Afzalurrahman dalam Muhammad as a Trader menulis, kunci sukses berdagang Nabi terletak pada sikap jujur dan adil dalam mengadakan hubungan dagang dengan para pelanggan. Itulah yang selalu dia tunjukkan ketika menjadi agen saudagar kaya Siti Khadijah ra -- yang kemudian menjadi isti tercinta -- untuk melakukan perdagangan ke Syiria, Jerussalem, Yaman dan tempat-tempat lain. Dalam perjalanan perdagangan itu, Nabi mendapatkan perolehan keuntungan di luar dugaan. Nabi menandaskan kejujuran dan agar menjaga hubungan yang baik dan ramah kepada para pelanggan maupun mitra dagang.

Prinsip Nabi, pedagang yang tak jujur, meskipun sesaat mendapatkan keuntungan banyak, tapi pelan tapi pasti akan gagal dalam menggeluti profesinya. Karena itu, dia selalu menasehati sahabat-sahabatnya untuk melakukan hal serupa. Apalagi saat Nabi memimpin ummat di Madinah. Praktek-praktek perdagangan yang mengandung unsur penipuan, riba, judi, ketidakpastian dan meragukan, eksploitasi, pengambilan untung yang berlebihan dan pasar gelap belia larang. Nabi juga memelopori standardisasi timbangan dan ukuran.

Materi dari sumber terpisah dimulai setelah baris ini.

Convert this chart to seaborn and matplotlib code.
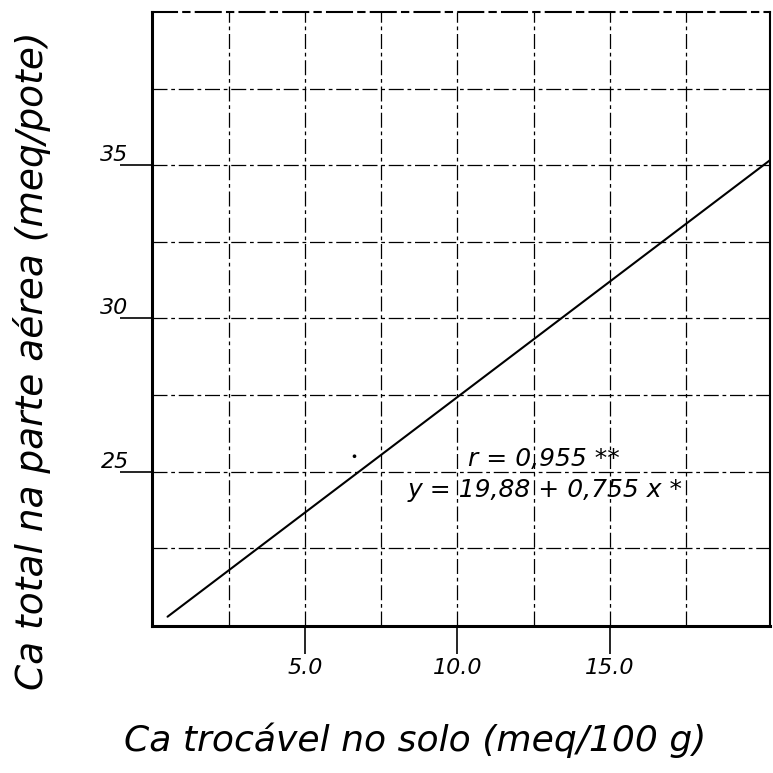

Nabi sangat konsen dengan kejujuran. Sampai-sampai, orang yang jujur dalam berdagang, digaransinya masuk dalam golongan para nabi. Abu Sa'id meriwayatkan bahwa Rasulullah berkata, "Saudagar yang jujur dan dapat dipercaya akan dimasukkan dalam golongan para nabi, orang-orang jujur dan para syuhada."

Sikap baik dalam berdagang
Dalam urusan dagang, nabi selalu bersikap sopan dan baik hati. Jabir meriwayatkan bahwa Rasulullah berkata, "Rahmat Allah atas orang-orang yang berbaik hati ketika ia menjual dan membeli, dan ketika dia membuat keputusan." (HR Bukhari).

Nabi juga menghindari sikap belebihan dalam berdagang, seperti banyak bersumpah. Tentang hal ini, nasehat Rasulullah, "Hindarilah banyak bersumpah ketika melakukan transaksi dagang, sebab itu dapat menghasilkan penjualan yang cepat, lalu menghapuskan berkah."

Nabi sangat membenci orang-orang yang dalam dagangnya menggunakan sumpah palsu. Beliau mengatakan, pada hari kiamat nanti, Allah tidak akan berbicara, melihatpun tidak kepada orang yang semasa hidup berdagang dengan menggunakan sumpah palsu.

Hak-hak kelompok dalam transaksi
Dalam proses pertukaran barang dengan persetujuan antara kedua belah pihak, seringkali ada konflik. Untuk menghindari ini, Nabi telah meletakkan dasar, bagaimana transaksi seharusnya terjadi. Ibnu 'Umar meriwaytakan dari Rasulullah, "Kedua kelompok di dalam transaksi perdagangan memiliki hak untuk membatalkannya hanya sejauh mereka belum berpisah, keculai transasksi itu menyulitkan kelompok itu untuk membatalkannya." (HR Bukhari dan Muslim).

Dalam riwayat lain disebutkan, "Kedua belah pihak dalam transaksi perdagangan berhak membatalkan, selama mereka tidak berpisah. Jika mereka berkata benar, menjelaskan sesuatunya dengan jernih, maka transaksi mereka akan mendapatkan berkah. Tapi jika menyembunyikan sesuatu serta berdusta, maka berkah yang ada dalam transaksi mereka akan terhapus." (Bukhari dan Muslim).

Bila berpegang pada sekelumit teladan Nabi itu, mestinya umat Islam sudah menjadi bagian terdepan dalam penguasaan ekonomi dunia. Tapi sayangnya, banyak ajaran Nabi dalam berdagang yang dilupakan. Kalau ingin perdagangan umat semaju seperti Singapura, mestinya prinsip-prinsip dagang Rasul tidak dijadikan kenangan, tapi pegangan.

Kiat-kiat praktis berdagang Nabi

* Pertama, penjual tidak boleh berbohong dan menipu barang yang akan dijual kepada pembeli. Nabi bersabda, "Apabila dilakukan penjualan, katakanlah: tidak ada penipuan."